Baisse des taux longs, repli de la livre et hausse de la bourse ; il est bien en train de se passer quelque chose au Royaume-Uni. De fait, la démission hier de Boris Johnson a suivi celle de David Davies quelques heures auparavant. Crise politique chez nos amis britanniques, sans doute ; mais avec quelles conséquences ?
Le Brexit, sera-t-il « soft » ?
Faisons en la matière quatre commentaires. Premièrement on ne peut sans doute pas parler d’une guerre ouverte au sein du gouvernement entre tenants du hard Brexit et défenseurs du soft Brexit. Les ministres Gove et Fox, clairement à ranger dans le premier camp, restent au sein du Cabinet. Le premier a même défendu la proposition de Theresa May en matière de relations futures avec l’UE.
Deuxièmement, il apparaît que le gouvernement est dorénavant mieux rangé que jamais derrière la Première ministre.
Troisièmement, rappelons-le, le centre de gravité du Parlement est du côté du soft Brexit.
Quatrièmement, et cela tient aussi du rappel, le Parti conservateur est davantage en faveur du Hard Brexit. Que conclure de ces éléments ? Peut-être que le Parti réussira à trouver quarante-huit députés pour enclencher le processus d’une motion de censure contre Theresa May.

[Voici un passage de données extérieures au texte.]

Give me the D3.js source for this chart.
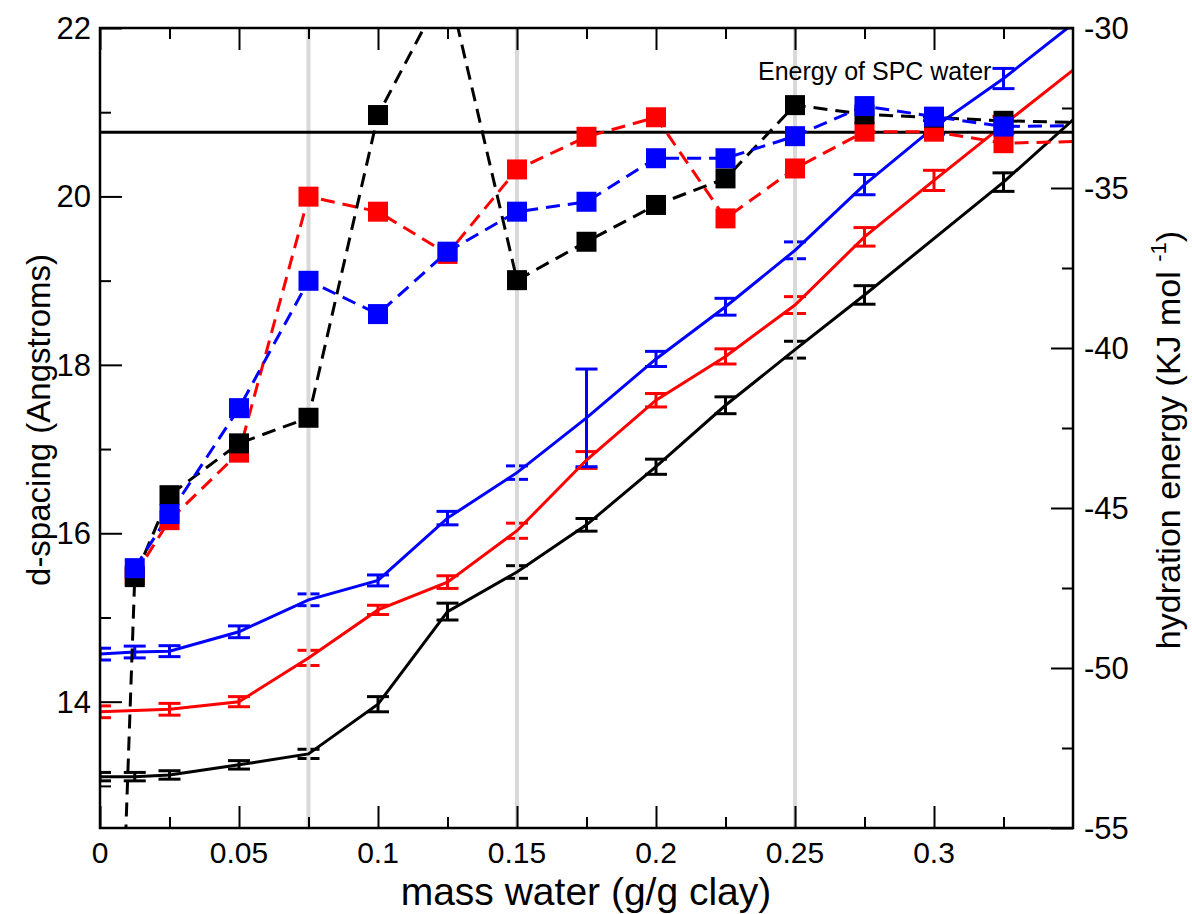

Mais ce n’est pas sûr et il est très probable que celle-ci ne serait pas majoritaire. Bref, du côté britannique, la perspective s’éclaircit, avec une proposition de type soft Brexit faite à Bruxelles. De quoi améliorer les perspectives économiques au Royaume-Uni et redonner des couleurs à la livre ? On a envie de le dire. Mais n’allons pas trop vite en besogne. Les propositions de la Première ministre seront à retravailler. Dans leur forme actuelle, elles sont trop de nature cherry picking, ce dont l’UE ne veut pas, et ne règlent pas ad vitam aeternam la question de la frontière entre Eire et Ulster.
Chine : les prix à la consommation s'accélèrent
Parlons d’inflation en Chine. Son accélération est-elle à même de gêner le processus d’assouplissement en cours de la politique monétaire ? De fait, le glissement sur un an des prix à la production est passé de 4,1% en mai (après +3,4% en avril) à 4,7% en juin. Du côté des prix à la consommation, la hausse est moins marquée : +1,9% après +1,8%.
Que se passe-t-il ? Le renchérissement des prix à la production est largement le fait des matières premières et des produits bruts, avec pas mal d’effet-base. Un ralentissement devrait intervenir à l’horizon des prochains trimestres. Par ailleurs, si l’indice d’ensemble des prix à la consommation accélère un peu, ce n’est pas le cas du noyau dur (hors énergie et produits alimentaires). Cependant, une certaine normalisation des prix de l’alimentation et la fermeté du marché du travail créent probablement les conditions d’un peu d’accélération. In fine, le profil des prix ne devrait pas être jugé inquiétant par la banque centrale. La politique monétaire apportera son écho au soutien à la croissance en ce moment compliqué (mise en œuvre de réformes de structure et montée des tensions commerciales avec les Etats-Unis).
États-Unis : la Fed ne parvient pas à faire baisser les taux longs
Finissons par la politique monétaire américaine. On sait que la Fed a du mal à maintenir le taux effectif des fonds fédéraux au milieu de la fourchette définie. Malgré la décision du 13 juin 2018 de relever le taux versé sur les réserves excédentaires des banques commerciales auprès de la Fed de 20 centimes, alors que la fourchette du taux des fonds fédéraux l’était de 25 centimes, le taux effectif reste dans la partie haute de la fenêtre. A l’heure actuelle, 1,91% pour un segment de 1,75% à 2%. C’est cependant mieux qu’avant la dernière hausse du taux directeur. Début juin, par exemple, 1,70% à comparer à une fourchette de 1,50% à 1,75%. Le problème est-il résolu, sachant que les dirigeants de la Fed ne veulent évidemment pas que le taux effectif passe au-dessus de la borne haute ? Pour répondre à la question, il faut revenir à la genèse du phénomène ; à savoir la réduction des réserves des banques au passif du bilan de la Fed, en contrepartie de la réduction de la taille du bilan par vente d’actifs.
Faut-il alors considérer que la Fed devrait réduire ses ambitions en matière de diminution de la taille de son bilan ? Eventuellement oui. Avec alors quel impact sur le niveau des taux longs ? Rappelons que la politique de Quantitative Easing avait comme ambition de réduire la prime de terme. Et donc de mieux contrôler la partie longue de la courbe. A contrario, le processus de réduction de la taille du bilan créait les conditions d’une prime de terme plus importante et donc, toutes choses égales par ailleurs, d’une courbe plus pentue. Il est possible que l’ampleur du mécanisme doive être revue à la baisse. Le point est à suivre.